It’s a topic that, somehow, we talk about more than you’d think in the Baker household, especially when we’re with either set of grandparents.

How long do you stew? Or, in other words, how long do you leave your tea to brew?

My side of the family (Granny Bear and Grandad Bear, the northeners) seems to wave a teabag near some hot water and consider it stewed. They won’t even allow one teabag each, only one is placed in the teapot for 2 people, and where a pot is scarce, they re-dunk one teabag for two cups.
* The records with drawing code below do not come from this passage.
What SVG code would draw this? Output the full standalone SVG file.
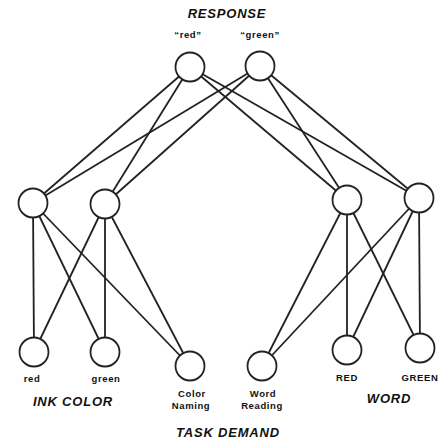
<svg xmlns="http://www.w3.org/2000/svg" width="447" height="445" viewBox="0 0 447 445">
<style>
.e{stroke:#222;stroke-width:1.8;fill:none}
.n{fill:#fff;stroke:#222;stroke-width:1.8}
.s{font-family:"Liberation Sans",Arial,sans-serif;font-weight:bold;font-size:9.5px;letter-spacing:0.6px;fill:#111;text-anchor:middle}
.b{font-family:"Liberation Sans",Arial,sans-serif;font-weight:bold;font-style:italic;font-size:13px;letter-spacing:0.8px;fill:#111;text-anchor:middle}
</style>
<rect width="447" height="445" fill="#fff"/>
<g id="connectors">
<line class="e" x1="190" y1="67" x2="33" y2="203"/>
<line class="e" x1="190" y1="67" x2="105" y2="204"/>
<line class="e" x1="190" y1="67" x2="347" y2="200"/>
<line class="e" x1="190" y1="67" x2="419" y2="198"/>
<line class="e" x1="260" y1="66" x2="33" y2="203"/>
<line class="e" x1="260" y1="66" x2="105" y2="204"/>
<line class="e" x1="260" y1="66" x2="347" y2="200"/>
<line class="e" x1="260" y1="66" x2="419" y2="198"/>
<line class="e" x1="33" y1="203" x2="34" y2="352"/>
<line class="e" x1="33" y1="203" x2="105" y2="352"/>
<line class="e" x1="33" y1="203" x2="190" y2="366"/>
<line class="e" x1="105" y1="204" x2="34" y2="352"/>
<line class="e" x1="105" y1="204" x2="105" y2="352"/>
<line class="e" x1="105" y1="204" x2="190" y2="366"/>
<line class="e" x1="347" y1="200" x2="262" y2="366"/>
<line class="e" x1="347" y1="200" x2="347" y2="350"/>
<line class="e" x1="347" y1="200" x2="420" y2="348"/>
<line class="e" x1="419" y1="198" x2="262" y2="366"/>
<line class="e" x1="419" y1="198" x2="347" y2="350"/>
<line class="e" x1="419" y1="198" x2="420" y2="348"/>
</g>
<g id="resp-red"><circle class="n" cx="190" cy="67" r="14.5"/><text class="s" x="188" y="38">“red”</text></g>
<g id="resp-green"><circle class="n" cx="260" cy="66" r="14.5"/><text class="s" x="260" y="38">“green”</text></g>
<g id="hid-ink1"><circle class="n" cx="33" cy="203" r="14.5"/></g>
<g id="hid-ink2"><circle class="n" cx="105" cy="204" r="14.5"/></g>
<g id="hid-word1"><circle class="n" cx="347" cy="200" r="14.5"/></g>
<g id="hid-word2"><circle class="n" cx="419" cy="198" r="14.5"/></g>
<g id="in-red"><circle class="n" cx="34" cy="352" r="14.5"/><text class="s" x="32" y="382">red</text></g>
<g id="in-green"><circle class="n" cx="105" cy="352" r="14.5"/><text class="s" x="106" y="382">green</text></g>
<g id="task-color"><circle class="n" cx="190" cy="366" r="14.5"/><text class="s" x="192" y="397">Color</text><text class="s" x="191" y="409">Naming</text></g>
<g id="task-word"><circle class="n" cx="262" cy="366" r="14.5"/><text class="s" x="263" y="397">Word</text><text class="s" x="262" y="409">Reading</text></g>
<g id="in-RED"><circle class="n" cx="347" cy="350" r="14.5"/><text class="s" x="347" y="381">RED</text></g>
<g id="in-GREEN"><circle class="n" cx="420" cy="348" r="14.5"/><text class="s" x="420" y="381">GREEN</text></g>
<g id="labels">
<text class="b" x="227" y="18">RESPONSE</text>
<text class="b" x="73" y="406">INK COLOR</text>
<text class="b" x="389" y="403">WORD</text>
<text class="b" x="228" y="437">TASK DEMAND</text>
</g>
</svg>
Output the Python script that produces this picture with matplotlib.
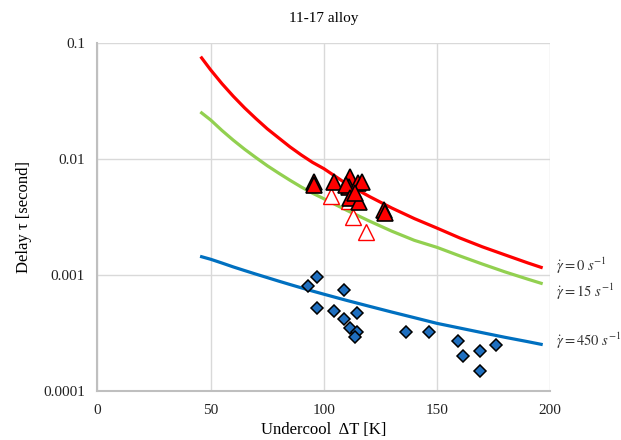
import matplotlib
matplotlib.use("Agg")
import matplotlib.pyplot as plt
from matplotlib.ticker import FixedLocator, NullLocator, FixedFormatter

plt.rcParams['font.family'] = ['Liberation Serif', 'DejaVu Serif']
plt.rcParams['mathtext.fontset'] = 'stix'

# Model curves
curve_x = [46, 50, 55, 60, 65, 70, 75, 80, 85, 90, 95, 100, 110, 120, 130, 140, 150, 160, 170, 180, 190, 196]
tau_0 = [0.0748, 0.0589, 0.0448, 0.0349, 0.0277, 0.0224, 0.0183, 0.0153, 0.0128, 0.0109, 0.0094,
         0.0083, 0.00614, 0.00479, 0.00380, 0.00308, 0.00255, 0.00210, 0.00176, 0.00150, 0.00128, 0.00117]
tau_15 = [0.0251, 0.0218, 0.0177, 0.0146, 0.0122, 0.01033, 0.0088, 0.0076, 0.0066, 0.00577, 0.00510,
          0.00457, 0.00364, 0.00294, 0.00240, 0.00200, 0.00174, 0.00147, 0.00125, 0.00107, 0.000927, 0.000853]
tau_450 = [0.001445, 0.001374, 0.001275, 0.001180, 0.001098, 0.001023, 0.000955, 0.000891, 0.000833,
           0.000780, 0.000731, 0.000687, 0.000608, 0.000541, 0.000482, 0.000431, 0.000385, 0.000351,
           0.000320, 0.000292, 0.000268, 0.000254]

# Measured: filled triangles
filled_x = [95.5, 95.5, 104.4, 111.6, 111.0, 115.0, 116.9, 109.8, 111.6, 115.7, 113.9, 126.7, 127.0]
filled_y = [0.0064, 0.0060, 0.00634, 0.00708, 0.00581, 0.00628, 0.00641, 0.0060, 0.00461, 0.00431,
            0.00509, 0.00366, 0.00347]

# Measured: open triangles
open_x = [103.2, 111.3, 112.8, 118.7]
open_y = [0.00483, 0.00440, 0.0032, 0.00235]

# Measured: diamonds
dia_x = [92.9, 96.9, 96.9, 108.8, 104.7, 108.8, 114.5, 111.6, 114.5, 113.6, 136.3, 146.6,
         159.4, 161.3, 169.1, 176.1, 169.1]
dia_y = [0.000813, 0.000966, 0.000526, 0.000746, 0.000495, 0.000423, 0.000470, 0.000352,
         0.000325, 0.000296, 0.000323, 0.000323, 0.000273, 0.000201, 0.000222, 0.000251, 0.000150]

x_ticks = [0, 50, 100, 150, 200]
y_ticks = [0.0001, 0.001, 0.01, 0.1]
y_tick_labels = ['0.0001', '0.001', '0.01', '0.1']
curve_labels = [r'$\dot{\gamma} = 0\ s^{-1}$', r'$\dot{\gamma} = 15\ s^{-1}$', r'$\dot{\gamma} = 450\ s^{-1}$']
label_y = [0.00121, 0.00072, 0.00027]

fig = plt.figure(figsize=(6.21, 4.40), dpi=100)
ax = fig.add_axes([0.157, 0.1107, 0.729, 0.791])

ax.set_yscale('log')
ax.set_xlim(0, 200)
ax.set_ylim(1e-4, 0.1)

ax.plot(curve_x, tau_0, color='#FF0000', lw=2.3, zorder=3)
ax.plot(curve_x, tau_15, color='#92D050', lw=2.3, zorder=3)
ax.plot(curve_x, tau_450, color='#0070C0', lw=2.3, zorder=3)

ax.plot(filled_x, filled_y, linestyle='none', marker='^', markersize=12,
        markerfacecolor='#FF0000', markeredgecolor='black', markeredgewidth=1.2, zorder=5)
ax.plot(open_x, open_y, linestyle='none', marker='^', markersize=12,
        markerfacecolor='white', markeredgecolor='#FF0000', markeredgewidth=1.0, zorder=4)
ax.plot(dia_x, dia_y, linestyle='none', marker='D', markersize=6.5,
        markerfacecolor='#1F6FBF', markeredgecolor='black', markeredgewidth=1.1, zorder=5)

ax.xaxis.set_major_locator(FixedLocator(x_ticks))
ax.yaxis.set_major_locator(FixedLocator(y_ticks))
ax.yaxis.set_major_formatter(FixedFormatter(y_tick_labels))
ax.yaxis.set_minor_locator(NullLocator())
ax.tick_params(axis='both', length=0, labelsize=11, pad=9, colors='#222222')

ax.grid(True, which='major', color='#D9D9D9', lw=1.0, zorder=0)
for s in ['top', 'right']:
    ax.spines[s].set_visible(False)
for s in ['left', 'bottom']:
    ax.spines[s].set_color('#BFBFBF')
    ax.spines[s].set_linewidth(1.5)

ax.set_title('11-17 alloy', fontsize=11, pad=15)
ax.set_xlabel('Undercool  ΔT [K]', fontsize=12, labelpad=4)
ax.set_ylabel('Delay τ [second]', fontsize=12, labelpad=8)

for lab, yv in zip(curve_labels, label_y):
    ax.text(202.5, yv, lab, fontsize=10.5, color='#333333', va='center', ha='left', clip_on=False)

fig.savefig('out.png', dpi=100)
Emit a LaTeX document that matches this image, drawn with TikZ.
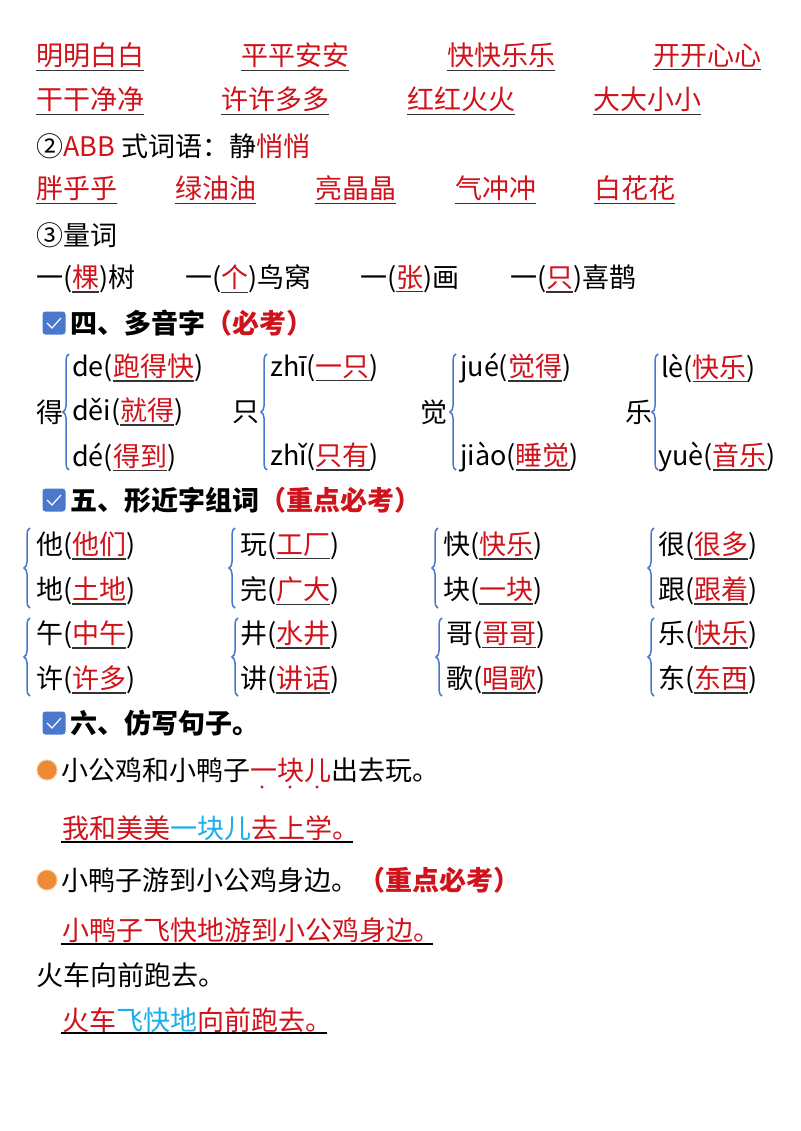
\documentclass[tikz,border=0pt]{standalone}
\usepackage{fontspec}
\setmainfont{Noto Sans CJK SC}
\usetikzlibrary{decorations.pathreplacing}
\definecolor{rd}{HTML}{D0121B}
\definecolor{bl}{HTML}{4A78CC}
\definecolor{cy}{HTML}{1AAEEA}
\definecolor{og}{HTML}{EE8A35}
\newcommand\rw[1]{\setbox0\hbox{\textcolor{rd}{#1}}\leavevmode\rlap{\textcolor{black!80}{\rule[-5pt]{\wd0}{1.3pt}}}\box0}
\begin{document}
\begin{tikzpicture}[x=1pt,y=-1pt,
  t/.style={anchor=west,inner sep=0pt,font=\fontsize{27}{30}\selectfont},
  h/.style={t,font=\fontsize{27}{30}\selectfont\bfseries},
  br/.style={draw=bl,line width=1.5pt,decorate,decoration={brace,amplitude=6pt}},
  cb/.style={fill=bl,rounded corners=3pt,minimum size=23pt,inner sep=0pt}]
\useasboundingbox[fill=white] (0,0) rectangle (800,1131);
\node[t] (a1) at (36,57) {\rw{明明白白}};
\node[t] (a2) at (241,57) {\rw{平平安安}};
\node[t] (a3) at (447,57) {\rw{快快乐乐}};
\node[t] (a4) at (653,57) {\rw{开开心心}};
\node[t] (b1) at (36,101) {\rw{干干净净}};
\node[t] (b2) at (221,101) {\rw{许许多多}};
\node[t] (b3) at (407,101) {\rw{红红火火}};
\node[t] (b4) at (593,101) {\rw{大大小小}};
\node[t] (c0) at (36,146) {②\textcolor{rd}{ABB} 式词语：静\textcolor{rd}{悄悄}};
\node[t] (d1) at (36,190) {\rw{胖乎乎}};
\node[t] (d2) at (175,190) {\rw{绿油油}};
\node[t] (d3) at (315,190) {\rw{亮晶晶}};
\node[t] (d4) at (455,190) {\rw{气冲冲}};
\node[t] (d5) at (594,190) {\rw{白花花}};
\node[t] (e0) at (36,235) {③量词};
\node[t] (f1) at (36,279) {一(\rw{棵})树};
\node[t] (f2) at (185,279) {一(\rw{个})鸟窝};
\node[t] (f3) at (360,279) {一(\rw{张})画};
\node[t] (f4) at (510,279) {一(\rw{只})喜鹊};
\node[cb] (k4) at (54,323) {};
\draw[white,line width=1.2pt] (47,323) -- (52,328) -- (61,318);
\node[h] (s4) at (70,323) {四、多音字\textcolor{rd}{（必考）}};
\node[t] (p1) at (36,412) {得};
\draw[br] (69,470) -- (69,354);
\node[t] (p1a) at (72,368) {de(\rw{跑得快})};
\node[t] (p1b) at (72,412) {děi(\rw{就得})};
\node[t] (p1c) at (72,457) {dé(\rw{得到})};
\node[t] (p2) at (232,412) {只};
\draw[br] (267,470) -- (267,354);
\node[t] (p2a) at (270,368) {zhī(\rw{一只})};
\node[t] (p2c) at (270,457) {zhǐ(\rw{只有})};
\node[t] (p3) at (420,412) {觉};
\draw[br] (456,470) -- (456,354);
\node[t] (p3a) at (460,368) {jué(\rw{觉得})};
\node[t] (p3c) at (460,457) {jiào(\rw{睡觉})};
\node[t] (p4) at (625,412) {乐};
\draw[br] (658,470) -- (658,354);
\node[t] (p4a) at (661,368) {lè(\rw{快乐})};
\node[t] (p4c) at (658,457) {yuè(\rw{音乐})};
\node[cb] (k5) at (54,500) {};
\draw[white,line width=1.2pt] (47,500) -- (52,505) -- (61,495);
\node[h] (s5) at (70,500) {五、形近字组词\textcolor{rd}{（重点必考）}};
\foreach \x/\bx/\A/\B/\C/\D [count=\i] in {36/30/他/他们/地/土地, 240/235/玩/工厂/完/广大, 443/438/快/快乐/块/一块, 658/654/很/很多/跟/跟着}{
  \draw[br] (\bx,608) -- (\bx,528);
  \node[t] (g\i a) at (\x,546) {\A(\rw{\B})};
  \node[t] (g\i b) at (\x,591) {\C(\rw{\D})};
}
\foreach \x/\bx/\A/\B/\C/\D [count=\i] in {36/30/午/中午/许/许多, 240/238/井/水井/讲/讲话, 446/442/哥/哥哥/歌/唱歌, 658/654/乐/快乐/东/东西}{
  \draw[br] (\bx,696) -- (\bx,618);
  \node[t] (m\i a) at (\x,635) {\A(\rw{\B})};
  \node[t] (m\i b) at (\x,680) {\C(\rw{\D})};
}
\node[cb] (k6) at (54,723) {};
\draw[white,line width=1.2pt] (47,723) -- (52,728) -- (61,718);
\node[h] (s6) at (70,723) {六、仿写句子。};
\node[circle,fill=og,draw=og!50,line width=1pt,minimum size=20pt,inner sep=0pt] (o1) at (47,770) {};
\node[t] (q1) at (61,770) {小公鸡和小鸭子\textcolor{rd}{一块儿}出去玩。};
\foreach \xx in {262,290,317} \fill[rd] (\xx,787) circle (1.6pt);
\node[t] (r1) at (62,828) {\textcolor{rd}{我和美美}\textcolor{cy}{一块儿}\textcolor{rd}{去上学。}};
\draw[line width=2pt] (61,842) -- (353,842);
\node[circle,fill=og,draw=og!50,line width=1pt,minimum size=20pt,inner sep=0pt] (o2) at (47,880) {};
\node[t] (q2) at (61,880) {小鸭子游到小公鸡身边。\textcolor{rd}{\bfseries（重点必考）}};
\node[t] (r2) at (62,930) {\textcolor{rd}{小鸭子飞快地游到小公鸡身边。}};
\draw[line width=2pt] (61,944) -- (433,944);
\node[t] (q3) at (36,975) {火车向前跑去。};
\node[t] (r3) at (62,1020) {\textcolor{rd}{火车}\textcolor{cy}{飞快地}\textcolor{rd}{向前跑去。}};
\draw[line width=2pt] (61,1033) -- (327,1033);
\end{tikzpicture}
\end{document}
The other grandparents however (Grandma Bear and Grandpa Bear, the southerners/antipodeans) like to set a timer for their char. I think at the last count it was a full 4 minutes for normal breakfast tea. 4 minutes! Do you know how long that is?? As a non-tea-drinker myself (my mum still tries to get me to drink it), that is an extra 3 minutes and 30 seconds I have to stand in the kitchen waiting for the tea to sit and stew, after I’ve stirred my instant coffee and added milk, therefore having a hot drink made and ready for myself. Then I have a dilemma. Do I leave the kitchen to start doing something else for those 3 minutes or hang around to ensure removal of the teabag at the right moment? And even more perplexing – do I put the milk away or leave it out until the 4minutes are up?? #middleclassproblems

I recently read that in order for healthy antioxidants to be released you have to brew for 5 minutes. Well, so says Dr Stu Farrimond, an expert in the science of making a proper cup of tea. Well, Dr Stu, Daddy Bear, who takes after his parents and prefers a 4 minute timer for his rosy lee, actually agrees with you! I think his exact words when I asked him about it were ‘if you don’t brew tea properly then what’s the point?’ He also said ‘if you haven’t got time to wait for a cup of tea to brew then your life is too busy.’ Now, I’m sure he doesn’t wait 4 or 5 minutes for every cuppa during the day, and he definitely doesn’t reject an under-stewed mug if made by someone else (especially Granny and Grandad Bear!). But I get what he’s saying. When he is at home in a quiet moment (or 5!), undisturbed by 3 foot high chaos-bringers, he loves to make a good cup of tea, which involves taking things slowly, and allowing the flavours to steep well into the cup. If it is accompanied by a biscuit or 5 to undo all those antioxidants then all the better.

A scary afterthought – imagine if Granny Bear made a brew for Grandma and Grandpa Bear?! I think the world might just end.